New perspectives on familiar materials are also available, as a result of the creation of digital primary resources. As an example here, I would offer The William Blake Archive, which presents full-color images, newly transcribed texts, and editorial description and commentary, on all of Blake's illuminated books, with non-illuminated materials (manuscript materials, individual plates and paintings, commercial engravings, etc.) now coming on line. The Blake Archive makes it practical to teach Blake as a visual artist, by the simple fact of the economics of image reproduction on the web, and this is a fundamental change from the way I was taught Blake, through Erdman's text-only synthetic edition (which is also, by the way, available on the site). The Blake Archive also offers some good examples of new tools that could provoke new scholarship in print--for example, the image search and plate comparison features.

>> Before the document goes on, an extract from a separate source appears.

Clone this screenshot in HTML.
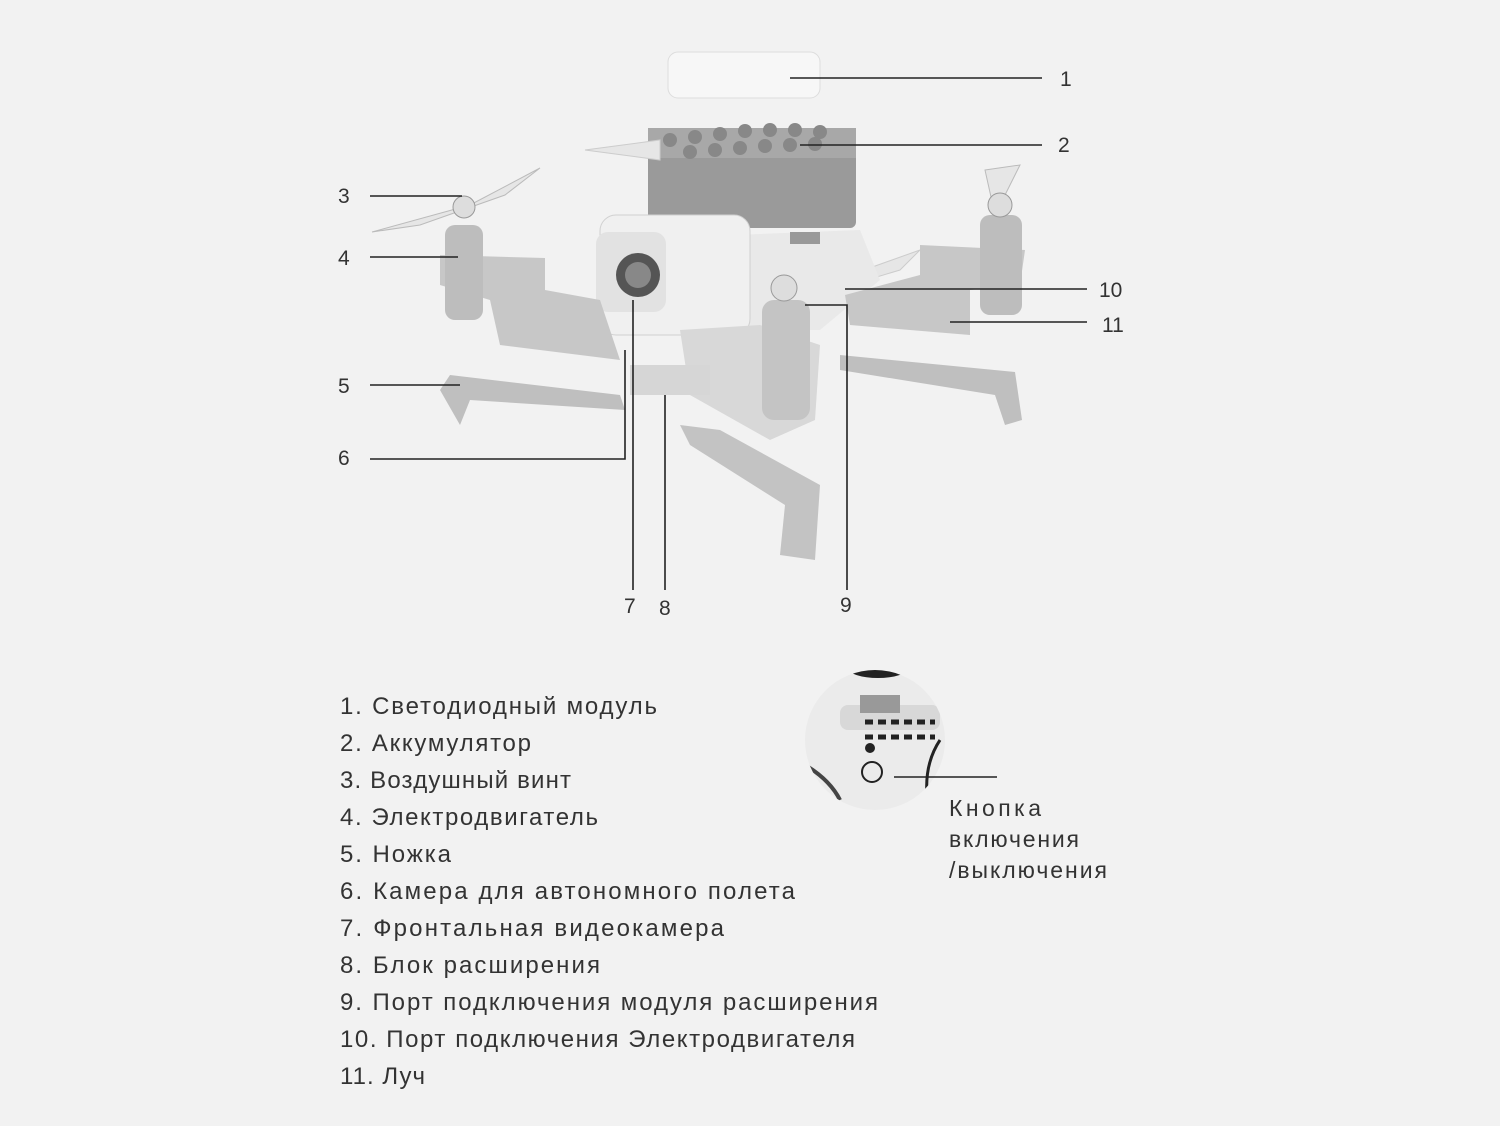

Finally, some new possiblities for print scholarship are presented by born-digital information and the tools one uses with that information—for example, geographic information systems. See the just-published Past Time, Past Place: GIS for History, which includes contributions from some of our colleagues in neighboring departments, history and religious studies, and which concerns the new modes of analysis, new arguments, and new conclusions available as a result of computer techniques that map all kinds of social information onto geographic space.  Surely, these same tools and techniques can be applied in literary-historical research (and in fact, Michael Levenson has taken some steps in that direction in his Victorian London project), in literary criticism (I hear rumors that Steve Railton has a new project involving Faulkner’s geography), in bibliography and in cultural studies.  Other tools and techniques are also available—electronic scholarly editions (like Dug Duggan’s Piers Plowman or Jerome McGann’s Rossetti Archive) enable new kinds of literary criticism; text-analysis tools, though still clumsy and offputting for the layman, are turning a corner with the advent of XML, and we can expect interesting things here in the next few years; and spatial modeling of textual features (as, for example, in Deborah Parker’s interactive 3D model of Dante’s Inferno) suggests all sorts of possibilities for the discovery of patterns of almost any sort in literary texts.  All of these resources and methods can and should be part of the future of literary study—even if, in that future, we choose to publish the results of our studies in print.